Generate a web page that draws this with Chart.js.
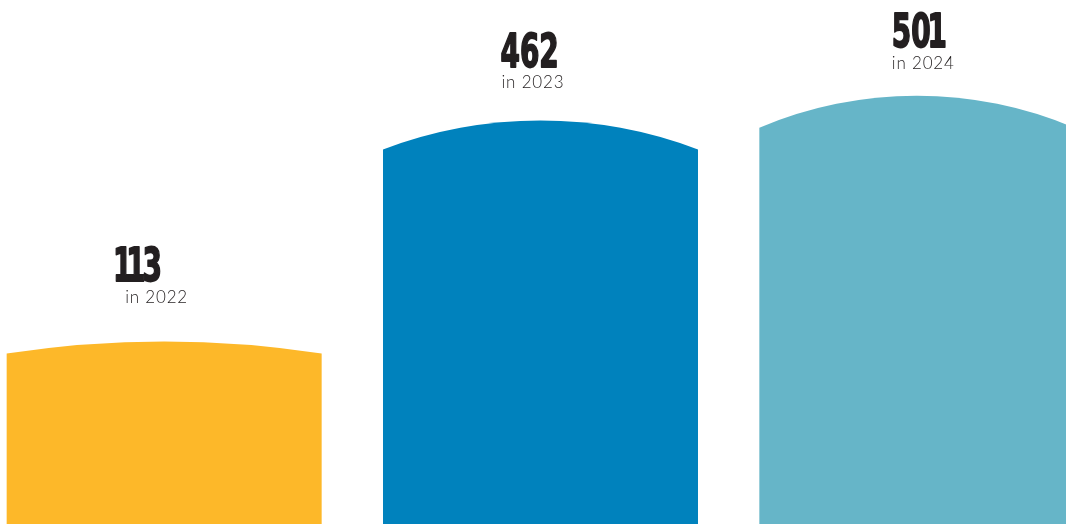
<!DOCTYPE html>
<html>
<head>
<meta charset="utf-8">
<script src="https://cdn.jsdelivr.net/npm/chart.js@4/dist/chart.umd.min.js"></script>
<style>
  html, body { margin: 0; padding: 0; background: #ffffff; overflow: hidden; }
  body { width: 1066px; height: 524px; position: relative; }
  #wrap { position: absolute; left: -24px; top: 0; width: 1129px; height: 524px; }
</style>
</head>
<body>
<div id="wrap"><canvas id="chart"></canvas></div>
<script>
// Yearly totals
const years = ['2022', '2023', '2024'];
const totals = [113, 462, 501];

// Value axis window (bars rise from the bottom edge)
const Y_MIN = -175;
const Y_MAX = 652;

// Look of each column
const barColors = ['#FDB829', '#0082BD', '#66B5C8'];
const archDepth = [12, 29, 32];        // how far the rounded cap bulges, px
const numberDx = [-48, -40, -25];      // label placement relative to column centre
const captionDx = [-39, -39, -25];
const captionLift = [39, 32, 27];      // caption baseline above the cap's crown

const TEXT_COLOR = '#231F20';
const NUM_FONT = 'bold 47px "Liberation Sans Narrow", "DejaVu Sans Condensed", sans-serif';
const NUM_SQUEEZE = 0.66;

// Heavy condensed headline figure; the "1" gets a narrow advance like a display face
function drawFigure(ctx, text, x, y) {
  ctx.save();
  ctx.translate(x, y);
  ctx.scale(NUM_SQUEEZE, 1);
  ctx.font = NUM_FONT;
  ctx.lineWidth = 1.8;
  ctx.lineJoin = 'round';
  ctx.strokeStyle = TEXT_COLOR;
  let cx = 0;
  for (const ch of text) {
    const w = ctx.measureText(ch).width;
    const narrow = ch === '1';
    const shift = narrow ? -w * 0.16 : 0;
    ctx.fillText(ch, cx + shift, 0);
    ctx.strokeText(ch, cx + shift, 0);
    cx += narrow ? w * 0.68 : w;
  }
  ctx.restore();
}

const archedBars = {
  id: 'archedBars',
  beforeDatasetDraw(chart, args) {
    const ctx = chart.ctx;
    const meta = args.meta;
    meta.data.forEach((el, i) => {
      const p = el.getProps(['x', 'y', 'base', 'width'], true);
      const h = p.width / 2;
      const d = archDepth[i];
      const R = (h * h + d * d) / (2 * d);
      const cy = p.y + R;
      const a1 = Math.atan2(d - R, -h);
      const a2 = Math.atan2(d - R, h);
      ctx.save();
      ctx.fillStyle = barColors[i];
      ctx.beginPath();
      ctx.moveTo(p.x - h, p.base);
      ctx.lineTo(p.x - h, p.y + d);
      ctx.arc(p.x, cy, R, a1, a2, false);
      ctx.lineTo(p.x + h, p.base);
      ctx.closePath();
      ctx.fill();
      ctx.restore();
    });
    return false;
  },
  afterDatasetsDraw(chart) {
    const ctx = chart.ctx;
    const meta = chart.getDatasetMeta(0);
    meta.data.forEach((el, i) => {
      const p = el.getProps(['x', 'y'], true);
      const capY = p.y - captionLift[i];
      ctx.save();
      ctx.fillStyle = TEXT_COLOR;
      ctx.textAlign = 'left';
      ctx.textBaseline = 'alphabetic';
      ctx.font = '300 17px Lato, "Open Sans", sans-serif';
      ctx.letterSpacing = '0.8px';
      ctx.fillText('in ' + years[i], p.x + captionDx[i], capY);
      ctx.letterSpacing = '0px';
      drawFigure(ctx, String(totals[i]), p.x + numberDx[i], capY - 21.5);
      ctx.restore();
    });
  }
};

new Chart(document.getElementById('chart'), {
  type: 'bar',
  data: {
    labels: years,
    datasets: [{
      data: totals,
      base: Y_MIN,
      backgroundColor: barColors,
      barPercentage: 0.837,
      categoryPercentage: 1
    }]
  },
  options: {
    responsive: true,
    maintainAspectRatio: false,
    animation: false,
    layout: { padding: 0 },
    plugins: { legend: { display: false }, tooltip: { enabled: false } },
    scales: {
      x: { display: false, offset: true },
      y: { display: false, min: Y_MIN, max: Y_MAX }
    }
  },
  plugins: [archedBars]
});
</script>
</body>
</html>
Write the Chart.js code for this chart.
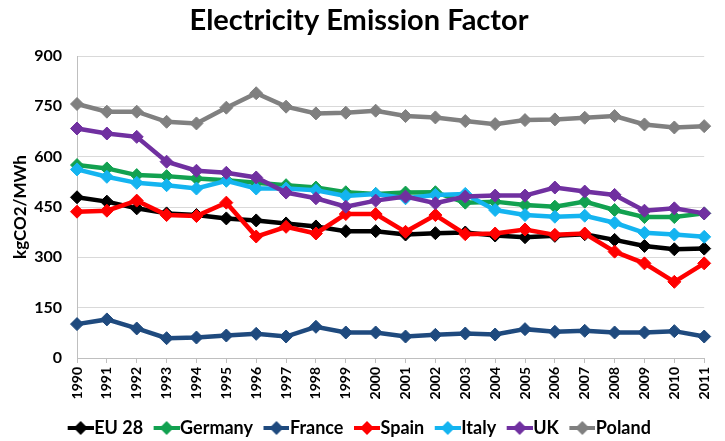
<!DOCTYPE html>
<html>
<head>
<meta charset="utf-8">
<script src="https://cdn.jsdelivr.net/npm/chart.js"></script>
<style>
  html, body { margin: 0; padding: 0; background: #fff; }
  #wrap { width: 725px; height: 441px; }
</style>
</head>
<body>
<div id="wrap"><canvas id="chart" width="725" height="441"></canvas></div>
<script>
const years = ["1990", "1991", "1992", "1993", "1994", "1995", "1996", "1997", "1998", "1999", "2000",
    "2001", "2002", "2003", "2004", "2005", "2006", "2007", "2008", "2009", "2010", "2011"];

const eu28 = [479, 466, 446, 431, 426, 416, 410, 401, 392, 378, 378, 368, 372, 374, 365, 360, 364, 369, 352, 334, 324, 326];
const germany = [575, 565, 545, 542, 535, 530, 522, 515, 508, 494, 489, 493, 494, 463, 466, 456, 451, 466, 441, 420, 420, 431];
const france = [101, 115, 88, 59, 61, 67, 72, 64, 93, 76, 76, 64, 69, 73, 70, 86, 78, 81, 76, 76, 80, 64];
const spain = [436, 439, 469, 426, 423, 463, 362, 391, 371, 429, 429, 376, 426, 369, 371, 383, 367, 371, 317, 282, 227, 282];
const italy = [562, 540, 522, 515, 505, 528, 505, 505, 500, 483, 489, 476, 486, 489, 441, 426, 421, 424, 403, 373, 368, 361];
const uk = [684, 669, 659, 585, 558, 552, 538, 493, 476, 451, 469, 481, 461, 481, 484, 484, 508, 496, 486, 439, 446, 431];
const poland = [757, 734, 734, 704, 699, 746, 789, 749, 729, 731, 737, 721, 717, 706, 697, 709, 711, 716, 721, 696, 687, 691];

const seriesNames = ["EU 28", "Germany", "France", "Spain", "Italy", "UK", "Poland"];
const seriesColors = ["#000000", "#12a150", "#1f4a7e", "#ff0000", "#14b4f0", "#7030a0", "#808080"];
const yTicks = [0, 150, 300, 450, 600, 750, 900];

const fontFamily = "Lato, 'Open Sans', sans-serif";

// line + diamond for the legend; left part is transparent so the marker
// sits right against the label text
function legendMarker(color) {
    const c = document.createElement("canvas");
    c.width = 35;
    c.height = 14;
    const g = c.getContext("2d");
    const x0 = 9;
    g.strokeStyle = color;
    g.lineWidth = 4;
    g.beginPath();
    g.moveTo(x0, 7);
    g.lineTo(x0 + 26, 7);
    g.stroke();
    g.fillStyle = color;
    g.beginPath();
    g.moveTo(x0 + 13, 0);
    g.lineTo(x0 + 20, 7);
    g.lineTo(x0 + 13, 14);
    g.lineTo(x0 + 6, 7);
    g.closePath();
    g.fill();
    return c;
}

const allData = [eu28, germany, france, spain, italy, uk, poland];
const datasets = allData.map((vals, i) => ({
    label: seriesNames[i],
    data: vals,
    borderColor: seriesColors[i],
    backgroundColor: seriesColors[i],
    borderWidth: 4.5,
    pointStyle: "rectRot",
    pointRadius: 6.5,
    pointHoverRadius: 6.5,
    pointBorderWidth: 1,
    tension: 0,
    clip: false,
    order: 6 - i
}));

new Chart(document.getElementById("chart"), {
    type: "line",
    data: { labels: years, datasets },
    options: {
        responsive: false,
        animation: false,
        layout: { padding: { top: 0, right: 7, bottom: -6, left: 0 } },
        plugins: {
            title: {
                display: true,
                text: "Electricity Emission Factor",
                color: "#000",
                font: { family: fontFamily, size: 29, weight: "bold", lineHeight: 1.2 },
                padding: { top: 3.5, bottom: 17.7 }
            },
            legend: {
                display: true,
                position: "bottom",
                labels: {
                    usePointStyle: true,
                    pointStyleWidth: 18,
                    padding: 10,
                    color: "#000",
                    font: { family: fontFamily, size: 18, weight: "bold" },
                    generateLabels: (chart) => chart.data.datasets.map((ds, i) => ({
                        text: ds.label,
                        fillStyle: ds.borderColor,
                        strokeStyle: ds.borderColor,
                        fontColor: "#000",
                        lineWidth: 0,
                        pointStyle: legendMarker(ds.borderColor),
                        hidden: false,
                        datasetIndex: i
                    }))
                }
            },
            tooltip: { enabled: false }
        },
        scales: {
            x: {
                offset: false,
                grid: { display: true, drawOnChartArea: false, drawTicks: true, tickLength: 5, color: "#bfbfbf" },
                border: { color: "#bfbfbf" },
                ticks: {
                    minRotation: 90,
                    maxRotation: 90,
                    padding: 4,
                    color: "#000",
                    font: { family: fontFamily, size: 14, weight: "bold" }
                },
                afterFit: (s) => { s.height = 51; }
            },
            y: {
                min: 0,
                max: 900,
                afterBuildTicks: (s) => { s.ticks = yTicks.map((v) => ({ value: v })); },
                grid: { color: "#d9d9d9", drawTicks: false },
                border: { color: "#bfbfbf" },
                ticks: {
                    padding: 15,
                    color: "#000",
                    font: { family: fontFamily, size: 16, weight: "bold" }
                },
                title: {
                    display: true,
                    text: "kgCO2/MWh",
                    color: "#000",
                    font: { family: fontFamily, size: 17, weight: "bold" },
                    padding: { top: 10, bottom: 0 }
                },
                afterFit: (s) => { s.width = 77; }
            }
        }
    }
});
</script>
</body>
</html>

################

● To be done: Begin at the first line of the records and please reproduce every line exactly through the one containing "const Y_MAX = 652;", leaving all pictures out.

● Result below:
Generate a web page that draws this with Chart.js.
<!DOCTYPE html>
<html>
<head>
<meta charset="utf-8">
<script src="https://cdn.jsdelivr.net/npm/chart.js@4/dist/chart.umd.min.js"></script>
<style>
  html, body { margin: 0; padding: 0; background: #ffffff; overflow: hidden; }
  body { width: 1066px; height: 524px; position: relative; }
  #wrap { position: absolute; left: -24px; top: 0; width: 1129px; height: 524px; }
</style>
</head>
<body>
<div id="wrap"><canvas id="chart"></canvas></div>
<script>
// Yearly totals
const years = ['2022', '2023', '2024'];
const totals = [113, 462, 501];

// Value axis window (bars rise from the bottom edge)
const Y_MIN = -175;
const Y_MAX = 652;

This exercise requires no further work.